▶ _AIM_: Print the records below exactly, from the line containing "What matplotlib code" down to the line containing "plt.rcParams['font.weight'] = 'bold'", both lines included, and omit every picture.
* * * *
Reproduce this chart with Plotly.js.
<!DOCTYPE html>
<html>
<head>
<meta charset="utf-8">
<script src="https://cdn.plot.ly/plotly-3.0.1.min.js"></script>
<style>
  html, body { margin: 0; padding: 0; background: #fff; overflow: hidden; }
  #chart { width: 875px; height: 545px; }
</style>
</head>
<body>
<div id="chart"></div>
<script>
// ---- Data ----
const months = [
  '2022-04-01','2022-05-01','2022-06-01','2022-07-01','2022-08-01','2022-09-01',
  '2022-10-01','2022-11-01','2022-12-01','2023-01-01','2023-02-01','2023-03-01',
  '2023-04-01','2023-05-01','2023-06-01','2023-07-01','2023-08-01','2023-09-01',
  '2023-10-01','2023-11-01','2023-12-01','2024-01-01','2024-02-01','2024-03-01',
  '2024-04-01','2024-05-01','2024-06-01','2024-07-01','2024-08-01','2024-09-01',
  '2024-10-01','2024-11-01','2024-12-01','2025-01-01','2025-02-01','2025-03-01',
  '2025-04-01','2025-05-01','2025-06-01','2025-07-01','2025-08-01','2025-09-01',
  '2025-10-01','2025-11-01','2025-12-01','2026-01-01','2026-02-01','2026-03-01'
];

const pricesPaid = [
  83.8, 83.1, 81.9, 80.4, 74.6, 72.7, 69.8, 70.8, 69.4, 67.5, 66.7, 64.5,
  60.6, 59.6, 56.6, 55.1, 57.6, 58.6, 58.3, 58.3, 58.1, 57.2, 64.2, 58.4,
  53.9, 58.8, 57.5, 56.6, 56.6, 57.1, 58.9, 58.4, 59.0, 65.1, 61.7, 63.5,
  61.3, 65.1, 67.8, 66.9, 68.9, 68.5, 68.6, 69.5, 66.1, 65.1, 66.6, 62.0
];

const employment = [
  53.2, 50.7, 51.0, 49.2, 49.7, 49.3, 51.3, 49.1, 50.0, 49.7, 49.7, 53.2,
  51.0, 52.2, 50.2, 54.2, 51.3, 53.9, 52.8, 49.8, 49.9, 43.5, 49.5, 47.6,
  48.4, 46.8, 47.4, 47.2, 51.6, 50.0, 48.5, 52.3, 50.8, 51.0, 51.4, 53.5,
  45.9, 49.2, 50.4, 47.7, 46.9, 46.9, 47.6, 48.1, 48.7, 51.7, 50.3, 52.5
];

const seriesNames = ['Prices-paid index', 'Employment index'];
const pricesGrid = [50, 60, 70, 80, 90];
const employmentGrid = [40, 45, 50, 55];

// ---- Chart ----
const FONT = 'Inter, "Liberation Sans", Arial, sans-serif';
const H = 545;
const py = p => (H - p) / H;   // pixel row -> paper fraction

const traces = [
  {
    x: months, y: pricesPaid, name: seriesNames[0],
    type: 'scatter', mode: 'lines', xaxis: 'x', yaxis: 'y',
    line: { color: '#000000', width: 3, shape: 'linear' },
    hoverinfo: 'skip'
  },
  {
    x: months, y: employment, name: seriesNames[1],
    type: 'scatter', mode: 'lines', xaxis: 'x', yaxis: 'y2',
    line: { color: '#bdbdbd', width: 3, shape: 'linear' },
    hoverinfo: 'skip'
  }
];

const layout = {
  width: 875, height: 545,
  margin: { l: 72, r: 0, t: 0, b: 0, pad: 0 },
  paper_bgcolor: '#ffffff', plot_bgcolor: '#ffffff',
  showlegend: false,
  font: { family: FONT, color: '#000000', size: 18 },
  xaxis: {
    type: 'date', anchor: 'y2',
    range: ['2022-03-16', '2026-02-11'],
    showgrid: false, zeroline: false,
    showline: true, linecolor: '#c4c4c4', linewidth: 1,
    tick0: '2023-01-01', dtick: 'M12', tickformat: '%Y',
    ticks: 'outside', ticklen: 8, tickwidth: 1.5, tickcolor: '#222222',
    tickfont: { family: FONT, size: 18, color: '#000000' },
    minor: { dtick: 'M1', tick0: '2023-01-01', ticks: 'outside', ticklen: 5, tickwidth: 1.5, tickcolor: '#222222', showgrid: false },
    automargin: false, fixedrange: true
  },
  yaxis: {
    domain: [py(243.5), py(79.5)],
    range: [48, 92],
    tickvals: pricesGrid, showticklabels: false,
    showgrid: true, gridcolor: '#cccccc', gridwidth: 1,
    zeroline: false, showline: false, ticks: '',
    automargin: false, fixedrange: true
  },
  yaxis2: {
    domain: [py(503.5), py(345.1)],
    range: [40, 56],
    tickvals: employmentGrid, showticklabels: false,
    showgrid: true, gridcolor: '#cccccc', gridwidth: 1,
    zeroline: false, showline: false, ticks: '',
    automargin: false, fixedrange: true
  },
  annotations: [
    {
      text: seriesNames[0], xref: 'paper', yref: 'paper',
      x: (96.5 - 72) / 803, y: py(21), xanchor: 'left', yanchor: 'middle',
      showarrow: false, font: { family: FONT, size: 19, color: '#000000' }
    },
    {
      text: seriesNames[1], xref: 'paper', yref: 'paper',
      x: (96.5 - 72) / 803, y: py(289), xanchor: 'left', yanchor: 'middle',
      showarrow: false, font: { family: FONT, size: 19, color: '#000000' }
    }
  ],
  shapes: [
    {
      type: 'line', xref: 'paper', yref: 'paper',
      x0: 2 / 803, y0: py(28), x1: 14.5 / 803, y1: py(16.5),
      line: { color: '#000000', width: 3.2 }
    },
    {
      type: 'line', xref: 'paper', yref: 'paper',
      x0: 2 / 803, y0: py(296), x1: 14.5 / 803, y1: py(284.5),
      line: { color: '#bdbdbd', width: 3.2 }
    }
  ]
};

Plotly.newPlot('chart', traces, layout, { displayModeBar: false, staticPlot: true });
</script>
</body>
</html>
* * * *
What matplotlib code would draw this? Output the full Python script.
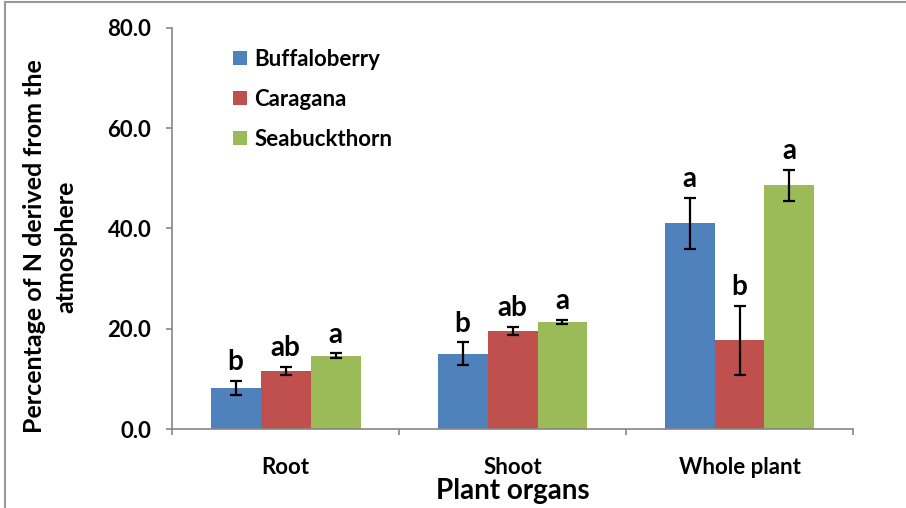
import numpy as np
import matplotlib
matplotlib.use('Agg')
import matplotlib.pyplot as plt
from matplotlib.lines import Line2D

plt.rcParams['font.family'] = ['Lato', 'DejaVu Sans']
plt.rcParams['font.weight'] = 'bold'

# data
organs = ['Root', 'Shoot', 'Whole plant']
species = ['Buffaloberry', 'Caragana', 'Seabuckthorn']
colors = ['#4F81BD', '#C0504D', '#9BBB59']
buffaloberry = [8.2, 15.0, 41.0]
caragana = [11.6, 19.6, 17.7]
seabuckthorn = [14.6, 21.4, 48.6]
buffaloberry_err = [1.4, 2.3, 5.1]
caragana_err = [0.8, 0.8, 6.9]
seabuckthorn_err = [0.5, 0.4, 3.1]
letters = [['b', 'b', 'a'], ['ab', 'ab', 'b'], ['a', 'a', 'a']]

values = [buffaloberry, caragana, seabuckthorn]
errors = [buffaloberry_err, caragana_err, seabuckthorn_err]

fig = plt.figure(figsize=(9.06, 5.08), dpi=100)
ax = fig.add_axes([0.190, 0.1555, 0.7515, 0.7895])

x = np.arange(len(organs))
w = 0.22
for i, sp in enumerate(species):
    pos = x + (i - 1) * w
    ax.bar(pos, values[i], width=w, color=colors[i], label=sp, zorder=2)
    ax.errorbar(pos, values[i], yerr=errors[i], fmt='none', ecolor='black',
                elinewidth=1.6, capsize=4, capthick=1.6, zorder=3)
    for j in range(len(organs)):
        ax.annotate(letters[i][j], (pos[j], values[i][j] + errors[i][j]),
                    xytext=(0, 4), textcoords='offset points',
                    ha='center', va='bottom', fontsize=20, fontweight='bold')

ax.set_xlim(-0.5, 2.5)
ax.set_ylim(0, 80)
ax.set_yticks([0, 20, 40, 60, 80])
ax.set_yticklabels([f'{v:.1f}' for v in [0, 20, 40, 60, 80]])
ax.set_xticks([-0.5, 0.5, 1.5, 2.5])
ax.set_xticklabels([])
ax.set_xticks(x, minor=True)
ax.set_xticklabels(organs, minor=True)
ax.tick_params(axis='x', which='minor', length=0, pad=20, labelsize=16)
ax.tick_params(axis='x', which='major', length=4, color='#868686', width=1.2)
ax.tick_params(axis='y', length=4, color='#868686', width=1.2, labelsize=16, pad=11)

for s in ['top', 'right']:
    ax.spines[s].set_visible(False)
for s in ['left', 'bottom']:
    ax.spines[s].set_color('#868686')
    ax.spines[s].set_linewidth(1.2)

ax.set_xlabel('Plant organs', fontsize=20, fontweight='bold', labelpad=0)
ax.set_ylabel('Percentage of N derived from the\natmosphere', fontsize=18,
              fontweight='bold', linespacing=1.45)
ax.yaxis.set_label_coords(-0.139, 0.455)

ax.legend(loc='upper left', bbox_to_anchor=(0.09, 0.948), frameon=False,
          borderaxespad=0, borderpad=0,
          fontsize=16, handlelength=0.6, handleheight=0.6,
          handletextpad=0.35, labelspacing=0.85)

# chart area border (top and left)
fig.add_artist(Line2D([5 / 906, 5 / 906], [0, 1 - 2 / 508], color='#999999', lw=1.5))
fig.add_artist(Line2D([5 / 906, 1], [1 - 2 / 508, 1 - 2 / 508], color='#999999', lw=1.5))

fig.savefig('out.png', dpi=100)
* * * *
▶ _RESPONSE TO THIS EXERCISE_:
What matplotlib code would draw this? Output the full Python script.
import numpy as np
import matplotlib
matplotlib.use('Agg')
import matplotlib.pyplot as plt
from matplotlib.lines import Line2D

plt.rcParams['font.family'] = ['Lato', 'DejaVu Sans']
plt.rcParams['font.weight'] = 'bold'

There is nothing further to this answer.